Problem description – Without the pictures, please reproduce only the lines from the one with "Emit a web page" through the one with "147, 150, 157, 187, 188, 189, 192, 196, 200, 203];", both included.

Stored rows –
════════
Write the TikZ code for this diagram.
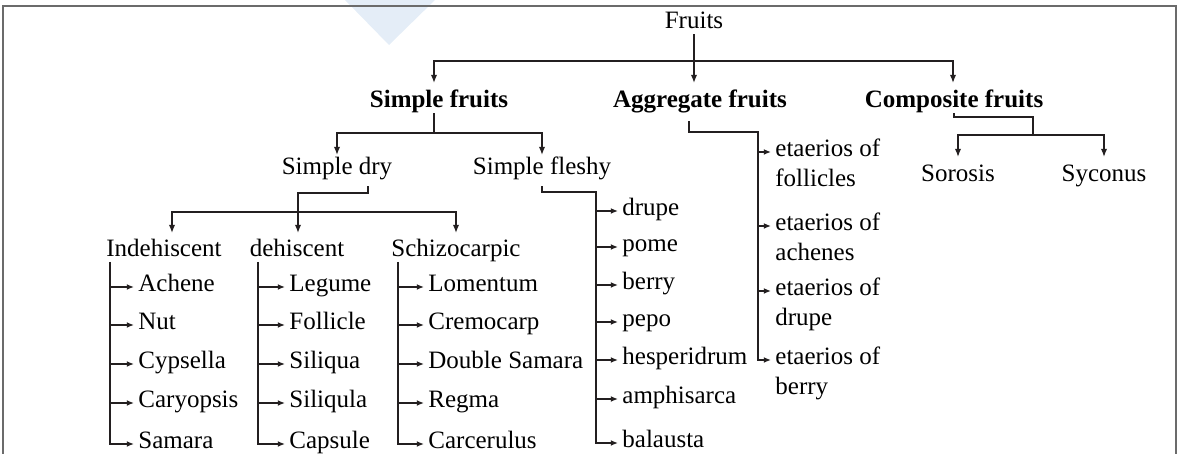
\documentclass[tikz,border=0pt]{standalone}
\usepackage{fontspec}
\setmainfont{Liberation Serif}
\usepackage{tikz}
\usetikzlibrary{positioning,arrows.meta}
\definecolor{tinta}{HTML}{231F20}
\definecolor{marco}{HTML}{6B6B6B}
\definecolor{marca}{HTML}{E4EDF7}
\newcommand{\duo}[2]{\vtop{\hbox{#1}\hbox{#2}}}

\begin{document}
\begin{tikzpicture}[x=0.5pt,y=-0.5pt,
      every node/.style={font=\fontsize{12.5}{15}\selectfont,inner sep=0pt},
      hd/.style={font=\fontsize{12.5}{15}\selectfont\bfseries,text height=0.72em,text depth=0.25em,anchor=base},
      sub/.style={text height=0.72em,text depth=0.25em,anchor=base},
      leaf/.style={anchor=west,inner xsep=2pt,text height=1ex,text depth=0pt},
      ln/.style={line width=0.8pt,tinta},
      fl/.style={ln,-{Latex[length=4.2pt,width=3.2pt]},shorten >=5pt},
      tip/.style={ln,-{Latex[length=3.6pt,width=3pt]}}]
    \useasboundingbox (0,0) rectangle (1179,454);
    \fill[marca] (345,0) -- (435,0) -- (389,45) -- cycle;
    \draw[marco,line width=0.8pt] (3,454) -- (3,6) -- (1176,6) -- (1176,454);
    % heads
    \node[sub] (fruits) at (694,29) {Fruits};
    \node[hd] (simple) at (439,108) {Simple fruits};
    \node[hd] (aggr) at (700,108) {Aggregate fruits};
    \node[hd] (comp) at (954,108) {Composite fruits};
    \node[sub] (sdry) at (337,175) {Simple dry};
    \node[sub] (sfleshy) at (542,175) {Simple fleshy};
    \node[sub] (soro) at (958,182) {Sorosis};
    \node[sub] (syco) at (1104,182) {Syconus};
    \node[sub] (indeh) at (164,257) {Indehiscent};
    \node[sub] (dehis) at (297,257) {dehiscent};
    \node[sub] (schizo) at (456,257) {Schizocarpic};
    % dry fruits
    \node[leaf] (achene) at (134,287) {Achene};
    \node[leaf] (nut) at (134,325) {Nut};
    \node[leaf] (cyps) at (134,364) {Cypsella};
    \node[leaf] (cary) at (134,403) {Caryopsis};
    \node[leaf] (samara) at (134,444) {Samara};
    \node[leaf] (legume) at (285,287) {Legume};
    \node[leaf] (folli) at (285,325) {Follicle};
    \node[leaf] (siliq) at (285,364) {Siliqua};
    \node[leaf] (silul) at (285,403) {Siliqula};
    \node[leaf] (caps) at (285,444) {Capsule};
    \node[leaf] (loment) at (424,287) {Lomentum};
    \node[leaf] (cremo) at (424,325) {Cremocarp};
    \node[leaf] (dsam) at (424,364) {Double Samara};
    \node[leaf] (regma) at (424,403) {Regma};
    \node[leaf] (carce) at (424,444) {Carcerulus};
    % fleshy fruits
    \node[leaf] (drupe) at (618,211) {drupe};
    \node[leaf] (pome) at (618,247) {pome};
    \node[leaf] (berry) at (618,285) {berry};
    \node[leaf] (pepo) at (618,322) {pepo};
    \node[leaf] (hesp) at (618,360) {hesperidrum};
    \node[leaf] (amphi) at (618,399) {amphisarca};
    \node[leaf] (bala) at (618,443) {balausta};
    % aggregate
    \node[leaf] (ae1) at (771,152) {\duo{etaerios of}{follicles}};
    \node[leaf] (ae2) at (771,226) {\duo{etaerios of}{achenes}};
    \node[leaf] (ae3) at (771,291) {\duo{etaerios of}{drupe}};
    \node[leaf] (ae4) at (771,360) {\duo{etaerios of}{berry}};
    % connectors
    \coordinate (tb) at (694,61);
    \coordinate (sb) at (434,133);
    \coordinate (av) at (758,132);
    \coordinate (ck) at (1033,117);
    \coordinate (cb) at (1033,135);
    \coordinate (dk) at (298,193);
    \coordinate (db) at (298,212);
    \coordinate (fv) at (596,192);
    \coordinate (iv) at (110,262);
    \coordinate (dv) at (258,262);
    \coordinate (sv) at (398,262);
    \draw[fl] (fruits.south) -- (fruits.south |- aggr.north);
    \draw[fl] (tb) -| ([xshift=-2.5pt]simple.north);
    \draw[fl] (tb) -| ([xshift=-0.5pt]comp.north);
    \draw[ln] ([xshift=-2.5pt]simple.south) -- (sb);
    \draw[fl,shorten >=2.5pt] (sb) -| (sdry.north);
    \draw[fl,shorten >=2.5pt] (sb) -| (sfleshy.north);
    \draw[ln] (comp.south) |- (ck) -- (cb);
    \draw[fl] (cb) -| (soro.north);
    \draw[fl] (cb) -| (syco.north);
    \draw[fl,shorten >=4.5pt] ([xshift=15.5pt,yshift=-3pt]sdry.south) |- (dk) -- (dk |- dehis.north);
    \draw[fl,shorten >=4.5pt] (db) -| ([xshift=4pt]indeh.north);
    \draw[fl,shorten >=4.5pt] (db) -| (schizo.north);
    \draw[tip] (iv) |- (samara);
    \draw[tip] (iv |- achene) -- (achene);
    \draw[tip] (iv |- nut) -- (nut);
    \draw[tip] (iv |- cyps) -- (cyps);
    \draw[tip] (iv |- cary) -- (cary);
    \draw[tip] (dv) |- (caps);
    \draw[tip] (dv |- legume) -- (legume);
    \draw[tip] (dv |- folli) -- (folli);
    \draw[tip] (dv |- siliq) -- (siliq);
    \draw[tip] (dv |- silul) -- (silul);
    \draw[tip] (sv) |- (carce);
    \draw[tip] (sv |- loment) -- (loment);
    \draw[tip] (sv |- cremo) -- (cremo);
    \draw[tip] (sv |- dsam) -- (dsam);
    \draw[tip] (sv |- regma) -- (regma);
    \draw[tip] ([yshift=-3pt]sfleshy.south) |- (fv) |- (bala);
    \draw[tip] (fv |- drupe) -- (drupe);
    \draw[tip] (fv |- pome) -- (pome);
    \draw[tip] (fv |- berry) -- (berry);
    \draw[tip] (fv |- pepo) -- (pepo);
    \draw[tip] (fv |- hesp) -- (hesp);
    \draw[tip] (fv |- amphi) -- (amphi);
    \draw[tip] ([xshift=-5.5pt,yshift=-4pt]aggr.south) |- (av) |- (ae4);
    \draw[tip] (av |- ae1) -- (ae1);
    \draw[tip] (av |- ae2) -- (ae2);
    \draw[tip] (av |- ae3) -- (ae3);
  \end{tikzpicture}
\end{document}
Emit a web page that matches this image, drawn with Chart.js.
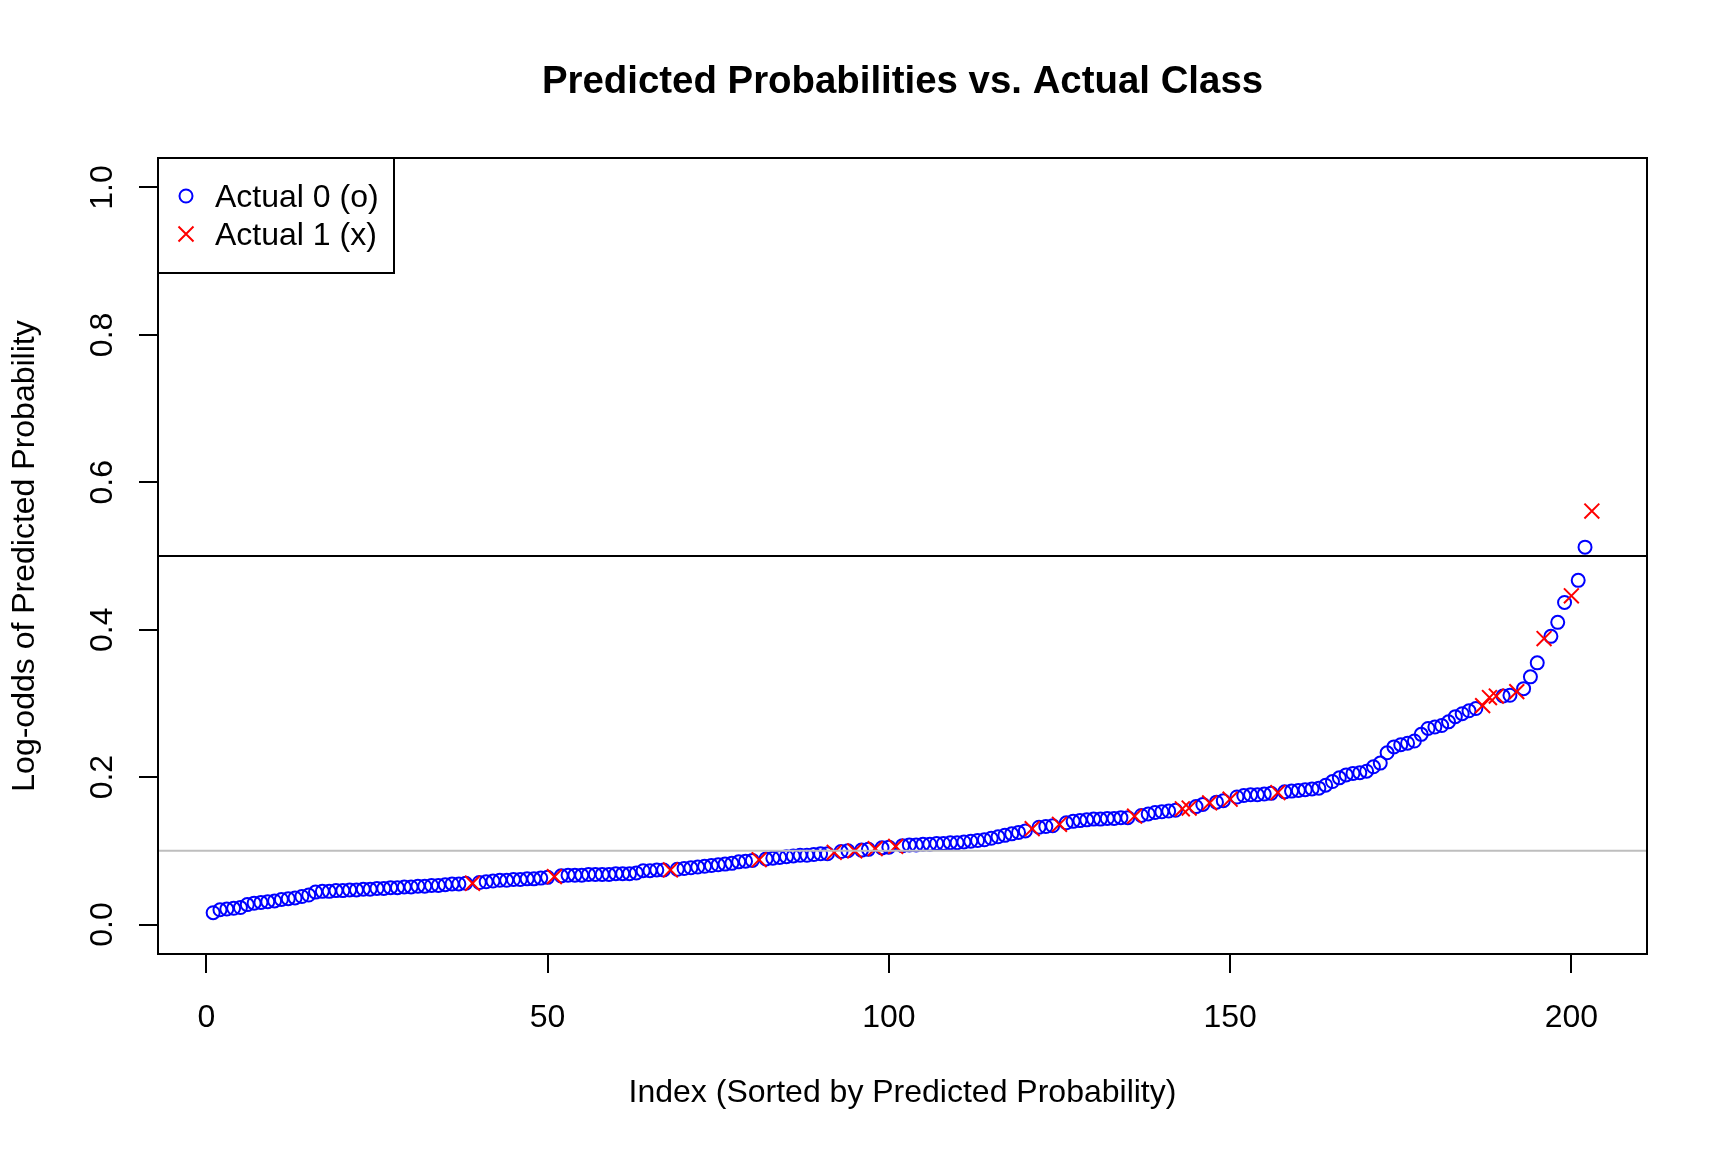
<!DOCTYPE html>
<html lang="en">
<head>
  <meta charset="UTF-8">
  <title>Predicted Probabilities vs. Actual Class</title>
  <script src="https://cdn.jsdelivr.net/npm/chart.js"></script>
  <style>
    html, body { margin: 0; padding: 0; background: #fff; }
    canvas { display: block; }
  </style>
</head>
<body>
  <canvas id="chart" width="1728" height="1152"></canvas>

  <script>
    // predicted value for each index (sorted)
    const predicted = [
      0.016, 0.020, 0.021, 0.022, 0.023, 0.027, 0.029, 0.030, 0.031, 0.032,
      0.034, 0.035, 0.036, 0.038, 0.040, 0.044, 0.045, 0.045, 0.046, 0.046,
      0.047, 0.047, 0.048, 0.048, 0.049, 0.049, 0.050, 0.050, 0.051, 0.051,
      0.052, 0.052, 0.053, 0.053, 0.054, 0.055, 0.055, 0.056, 0.056, 0.057,
      0.058, 0.059, 0.060, 0.060, 0.061, 0.061, 0.062, 0.062, 0.063, 0.064,
      0.065, 0.066, 0.067, 0.067, 0.067, 0.068, 0.068, 0.068, 0.068, 0.069,
      0.069, 0.069, 0.070, 0.073, 0.073, 0.074, 0.074, 0.074, 0.075, 0.076,
      0.077, 0.078, 0.079, 0.080, 0.081, 0.082, 0.083, 0.085, 0.086, 0.087,
      0.088, 0.089, 0.090, 0.091, 0.092, 0.093, 0.094, 0.094, 0.095, 0.096,
      0.096, 0.098, 0.099, 0.100, 0.100, 0.101, 0.102, 0.103, 0.104, 0.105,
      0.106, 0.107, 0.108, 0.108, 0.109, 0.109, 0.110, 0.110, 0.111, 0.111,
      0.112, 0.113, 0.114, 0.115, 0.117, 0.119, 0.121, 0.123, 0.125, 0.127,
      0.130, 0.132, 0.133, 0.134, 0.136, 0.138, 0.140, 0.141, 0.142, 0.143,
      0.143, 0.144, 0.144, 0.145, 0.145, 0.147, 0.148, 0.150, 0.152, 0.153,
      0.154, 0.155, 0.157, 0.158, 0.160, 0.163, 0.165, 0.166, 0.168, 0.170,
      0.173, 0.175, 0.176, 0.176, 0.177, 0.178, 0.179, 0.180, 0.181, 0.182,
      0.183, 0.184, 0.185, 0.189, 0.194, 0.199, 0.203, 0.205, 0.206, 0.208,
      0.214, 0.219, 0.233, 0.241, 0.244, 0.246, 0.249, 0.258, 0.266, 0.268,
      0.270, 0.275, 0.282, 0.286, 0.290, 0.293, 0.297, 0.308, 0.310, 0.310,
      0.311, 0.316, 0.320, 0.336, 0.355, 0.388, 0.391, 0.410, 0.437, 0.446,
      0.467, 0.512, 0.561
    ];

    // indices (1-based) whose actual class is 1
    const class1Index = [39, 51, 68, 81, 92, 95, 98, 101, 121, 125, 136, 143, 144,
                         147, 150, 157, 187, 188, 189, 192, 196, 200, 203];

    const xTicks = [0, 50, 100, 150, 200];
    const yTicks = [0, 0.2, 0.4, 0.6, 0.8, 1.0];
    const hLines = [0.5, 0.1];
    const legendLabels = ["Actual 0 (o)", "Actual 1 (x)"];

    const titleText = "Predicted Probabilities vs. Actual Class";
    const xTitle = "Index (Sorted by Predicted Probability)";
    const yTitle = "Log-odds of Predicted Probability";

    const BLUE = "#0000FF", RED = "#FF0000";
    const FONT = '"Liberation Sans", Arial, Helvetica, sans-serif';

    const pts0 = [], pts1 = [];
    predicted.forEach((v, i) => {
      const p = { x: i + 1, y: v };
      (class1Index.includes(i + 1) ? pts1 : pts0).push(p);
    });

    // R's 4% axis extension
    const n = predicted.length;
    const xPad = (n - 1) * 0.04;

    // R-ish frame, reference lines, legend and text
    const rPlot = {
      id: "rPlot",
      afterDatasetsDraw(chart) {
        const { ctx, chartArea: a, scales: { x, y } } = chart;
        ctx.save();

        ctx.lineWidth = 2;
        hLines.forEach((v, k) => {
          const py = y.getPixelForValue(v);
          ctx.strokeStyle = k === 0 ? "#000" : "#BEBEBE";
          ctx.beginPath();
          ctx.moveTo(a.left, py);
          ctx.lineTo(a.right, py);
          ctx.stroke();
        });

        ctx.strokeStyle = "#000";
        ctx.lineWidth = 2;
        ctx.strokeRect(a.left, a.top, a.right - a.left, a.bottom - a.top);

        // legend box
        const lw = 236, lh = 115;
        ctx.fillStyle = "#fff";
        ctx.fillRect(a.left, a.top, lw, lh);
        ctx.strokeRect(a.left, a.top, lw, lh);

        const sx = a.left + 28;
        const rows = [a.top + 38, a.top + 76];
        ctx.lineWidth = 2;
        ctx.strokeStyle = BLUE;
        ctx.beginPath();
        ctx.arc(sx, rows[0], 6.5, 0, Math.PI * 2);
        ctx.stroke();
        ctx.strokeStyle = RED;
        const d = 7.5;
        ctx.beginPath();
        ctx.moveTo(sx - d, rows[1] - d); ctx.lineTo(sx + d, rows[1] + d);
        ctx.moveTo(sx + d, rows[1] - d); ctx.lineTo(sx - d, rows[1] + d);
        ctx.stroke();

        ctx.fillStyle = "#000";
        ctx.font = "32px " + FONT;
        ctx.textAlign = "left";
        ctx.textBaseline = "alphabetic";
        legendLabels.forEach((t, k) => ctx.fillText(t, a.left + 57, rows[k] + 10.5));

        ctx.restore();
      },
      afterDraw(chart) {
        const { ctx, chartArea: a, scales: { x, y } } = chart;
        const cx = (a.left + a.right) / 2;
        const cy = (a.top + a.bottom) / 2;
        ctx.save();
        ctx.fillStyle = "#000";
        ctx.textBaseline = "alphabetic";
        ctx.textAlign = "center";

        ctx.font = "bold 38.4px " + FONT;
        ctx.fillText(titleText, cx, 93);

        ctx.font = "32px " + FONT;
        x.ticks.forEach(t => {
          ctx.fillText(String(t.value), x.getPixelForValue(t.value), a.bottom + 72.5);
        });
        y.ticks.forEach(t => {
          ctx.save();
          ctx.translate(112, y.getPixelForValue(t.value));
          ctx.rotate(-Math.PI / 2);
          ctx.fillText(t.value.toFixed(1), 0, 0);
          ctx.restore();
        });

        ctx.fillText(xTitle, cx, a.bottom + 148);
        ctx.save();
        ctx.translate(34, cy);
        ctx.rotate(-Math.PI / 2);
        ctx.fillText(yTitle, 0, 0);
        ctx.restore();

        ctx.restore();
      }
    };

    const tickGrid = { drawOnChartArea: false, drawTicks: true, tickLength: 19, color: "#000", lineWidth: 2 };

    new Chart(document.getElementById("chart"), {
      type: "scatter",
      data: {
        datasets: [
          {
            label: legendLabels[1],
            data: pts1,
            pointStyle: "crossRot",
            pointRadius: 10.5,
            pointBorderWidth: 2,
            borderColor: RED,
            backgroundColor: RED,
            order: 0
          },
          {
            label: legendLabels[0],
            data: pts0,
            pointStyle: "circle",
            pointRadius: 6.5,
            pointBorderWidth: 2,
            borderColor: BLUE,
            backgroundColor: "rgba(0,0,0,0)",
            order: 1
          }
        ]
      },
      options: {
        responsive: false,
        devicePixelRatio: 1,
        animation: false,
        events: [],
        layout: { padding: { top: 158, right: 81, left: 0, bottom: 0 } },
        plugins: {
          legend: { display: false },
          title: { display: false },
          tooltip: { enabled: false }
        },
        scales: {
          x: {
            type: "linear",
            min: 1 - xPad,
            max: n + xPad,
            afterBuildTicks: s => { s.ticks = xTicks.map(v => ({ value: v })); },
            afterFit: s => { s.height = 198; },
            ticks: { display: false },
            grid: tickGrid,
            border: { display: false }
          },
          y: {
            type: "linear",
            min: -0.04,
            max: 1.04,
            afterBuildTicks: s => { s.ticks = yTicks.map(v => ({ value: v })); },
            afterFit: s => { s.width = 158; },
            ticks: { display: false },
            grid: tickGrid,
            border: { display: false }
          }
        }
      },
      plugins: [rPlot]
    });
  </script>
</body>
</html>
════════
Right answer –
Emit a web page that matches this image, drawn with Chart.js.
<!DOCTYPE html>
<html lang="en">
<head>
  <meta charset="UTF-8">
  <title>Predicted Probabilities vs. Actual Class</title>
  <script src="https://cdn.jsdelivr.net/npm/chart.js"></script>
  <style>
    html, body { margin: 0; padding: 0; background: #fff; }
    canvas { display: block; }
  </style>
</head>
<body>
  <canvas id="chart" width="1728" height="1152"></canvas>

  <script>
    // predicted value for each index (sorted)
    const predicted = [
      0.016, 0.020, 0.021, 0.022, 0.023, 0.027, 0.029, 0.030, 0.031, 0.032,
      0.034, 0.035, 0.036, 0.038, 0.040, 0.044, 0.045, 0.045, 0.046, 0.046,
      0.047, 0.047, 0.048, 0.048, 0.049, 0.049, 0.050, 0.050, 0.051, 0.051,
      0.052, 0.052, 0.053, 0.053, 0.054, 0.055, 0.055, 0.056, 0.056, 0.057,
      0.058, 0.059, 0.060, 0.060, 0.061, 0.061, 0.062, 0.062, 0.063, 0.064,
      0.065, 0.066, 0.067, 0.067, 0.067, 0.068, 0.068, 0.068, 0.068, 0.069,
      0.069, 0.069, 0.070, 0.073, 0.073, 0.074, 0.074, 0.074, 0.075, 0.076,
      0.077, 0.078, 0.079, 0.080, 0.081, 0.082, 0.083, 0.085, 0.086, 0.087,
      0.088, 0.089, 0.090, 0.091, 0.092, 0.093, 0.094, 0.094, 0.095, 0.096,
      0.096, 0.098, 0.099, 0.100, 0.100, 0.101, 0.102, 0.103, 0.104, 0.105,
      0.106, 0.107, 0.108, 0.108, 0.109, 0.109, 0.110, 0.110, 0.111, 0.111,
      0.112, 0.113, 0.114, 0.115, 0.117, 0.119, 0.121, 0.123, 0.125, 0.127,
      0.130, 0.132, 0.133, 0.134, 0.136, 0.138, 0.140, 0.141, 0.142, 0.143,
      0.143, 0.144, 0.144, 0.145, 0.145, 0.147, 0.148, 0.150, 0.152, 0.153,
      0.154, 0.155, 0.157, 0.158, 0.160, 0.163, 0.165, 0.166, 0.168, 0.170,
      0.173, 0.175, 0.176, 0.176, 0.177, 0.178, 0.179, 0.180, 0.181, 0.182,
      0.183, 0.184, 0.185, 0.189, 0.194, 0.199, 0.203, 0.205, 0.206, 0.208,
      0.214, 0.219, 0.233, 0.241, 0.244, 0.246, 0.249, 0.258, 0.266, 0.268,
      0.270, 0.275, 0.282, 0.286, 0.290, 0.293, 0.297, 0.308, 0.310, 0.310,
      0.311, 0.316, 0.320, 0.336, 0.355, 0.388, 0.391, 0.410, 0.437, 0.446,
      0.467, 0.512, 0.561
    ];

    // indices (1-based) whose actual class is 1
    const class1Index = [39, 51, 68, 81, 92, 95, 98, 101, 121, 125, 136, 143, 144,
                         147, 150, 157, 187, 188, 189, 192, 196, 200, 203];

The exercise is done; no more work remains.